Even when my paati passed away in ’99, Lakshman Mama was the one who made sure that the home was not swallowed by grief. He taught me trigonometry in spare time and, at the same made sure that children were not exposed to grief up front. In fact, he even took blame for a ridiculously stupid act of mine and, all these years I had buried the incident deep in my head. I had sprayed the walls of the bathroom with my chittapa’s shaving foam and, chitappa was furious when he was met with the graffiti on the wall, as soon as he entered the bathroom groggy eyed in the morning! Mama looked at my cat face and, mentioned subtly that he had tried to use it but it just sprayed everywhere. No one believed him though. However today, I guess I have to look up and, smile at him and thank him. I am not sure if he must have ever remembered this, but I am sure, he must be smiling now if he ever happens to read my post here from above. (Do angels facebook? Who knows, they might!) 🙂
On 23rd August, we lost a chess master, a magician with cards (every trick of his was a revelation!), an aspiring Vedic scholar, a Maths tutor who taught children in his neighborhood for free and, importantly a good soul who helped people even when he was not in a position to help himself. During the last meet, I was mesmerized by the way he explained complicated procedures of our Indian culture in a simple lucid manner. And, there was a conspicuous twinkle in his eyes when he delved into the subject of Vedas. He explained how science, spirituality and religion are like the sides of a triangle and that, they are entwined in a magical way. He also got me a book on Bhagwatam, and asked me to read out stories to Arjun everyday. Sensing my interest in spirituality, he had promised to teach me a lot on the subject when we would meet next time. Sadly, the next time will never come now.
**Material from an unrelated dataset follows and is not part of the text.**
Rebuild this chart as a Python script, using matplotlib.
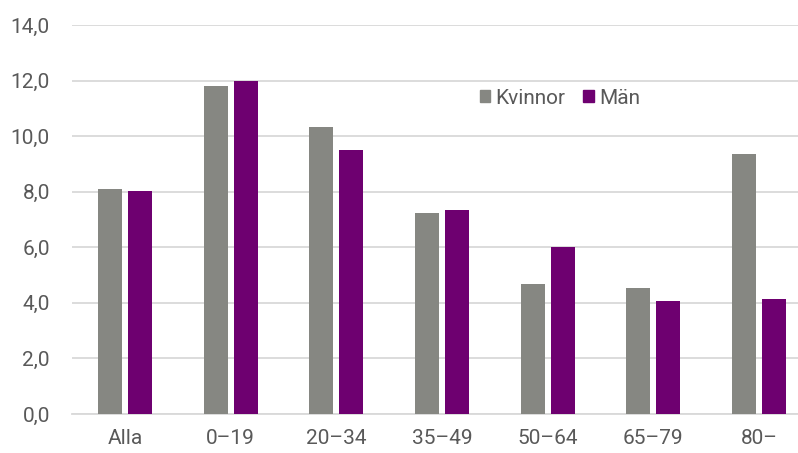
import numpy as np
import matplotlib
matplotlib.use("Agg")
import matplotlib.pyplot as plt
import matplotlib.patches as mpatches
from matplotlib.ticker import FuncFormatter, MultipleLocator

# Data
categories = ["Alla", "0–19", "20–34", "35–49", "50–64", "65–79", "80–"]
kvinnor = [8.09, 11.80, 10.33, 7.23, 4.68, 4.53, 9.36]
man = [8.02, 11.99, 9.50, 7.34, 6.01, 4.07, 4.15]

COL_K = "#868782"
COL_M = "#6E0070"
TXT = "#595959"
GRID = "#D9D9D9"

plt.rcParams["font.family"] = ["Roboto", "DejaVu Sans"]

fig = plt.figure(figsize=(7.98, 4.53), dpi=100)
ax = fig.add_axes([72 / 798, 1 - 414 / 453, 1 - 72 / 798, (414 - 25) / 453])

x = np.arange(len(categories))
w = 0.227
off = 0.142
ax.bar(x - off, kvinnor, width=w, color=COL_K, zorder=3)
ax.bar(x + off, man, width=w, color=COL_M, zorder=3)

ax.set_ylim(0, 14)
ax.set_xlim(-0.5, 6.37)
ax.yaxis.set_major_locator(MultipleLocator(2))
ax.yaxis.set_major_formatter(FuncFormatter(lambda v, p: f"{v:.1f}".replace(".", ",")))
ax.grid(axis="y", color=GRID, linewidth=1.3, zorder=0)
ax.set_axisbelow(True)

ax.set_xticks(x)
ax.set_xticklabels(categories)
ax.tick_params(axis="y", length=0, pad=16, labelsize=15, labelcolor=TXT)
ax.tick_params(axis="x", length=0, pad=11, labelsize=15, labelcolor=TXT)

for s in ["top", "right", "left"]:
    ax.spines[s].set_visible(False)
ax.spines["bottom"].set_color(GRID)
ax.spines["bottom"].set_linewidth(1.3)

handles = [mpatches.Patch(color=COL_K, label="Kvinnor"),
           mpatches.Patch(color=COL_M, label="Män")]
ax.legend(handles=handles, loc="center", bbox_to_anchor=((560 - 72) / 726, (414 - 98) / 389),
          ncol=2, frameon=False, fontsize=15, labelcolor=TXT,
          handlelength=0.5, handleheight=0.5, handletextpad=0.25, columnspacing=0.85)

fig.savefig("out.png", dpi=100, facecolor="white")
My maami who has handled her irrevocable loss with grace and elan mentioned how he reminisced the happy moments he spent with Arjun in that one week. We smiled and cried at the same time.
However, when I heard about his demise, there were two strong emotions I felt. One, a void that shall remain a void in my life and, second, a strange sense of peace that he did not suffer at all in his last hours as a mortal. But, the grief of having lost a loved one stays as it engulfs us in a dense cloak of vacuum every time, his dancing eyes marquee in front of us, as relished memories. Every time I look at the chess board or, a deck of playing cards or, at the countless puzzles and riders in the newspapers, it reminds me of the bitter reality – He is not physically present with us anymore.
Mama, you lived a blessed life. You have inspired everyone you met. And, as you watch from the heavens above, you would know how many people have shed and are shedding tears on your untimely unexpected exit from the mortals’ world. You are remembered as an genius with the kindest heart that provided comfort to everyone you met. You are remembered with love, respect and pride. But more importantly, you are missed by each one of us. But maybe, this was God’s design. I am proud to be your niece and, I know you are happy, peaceful and content wherever you are now. And from now on, you will watch over us. I know.
P.S: This is a pic from 2012 when a one year old Arjun met his mama tatha – my Lakshman Mama for the first time.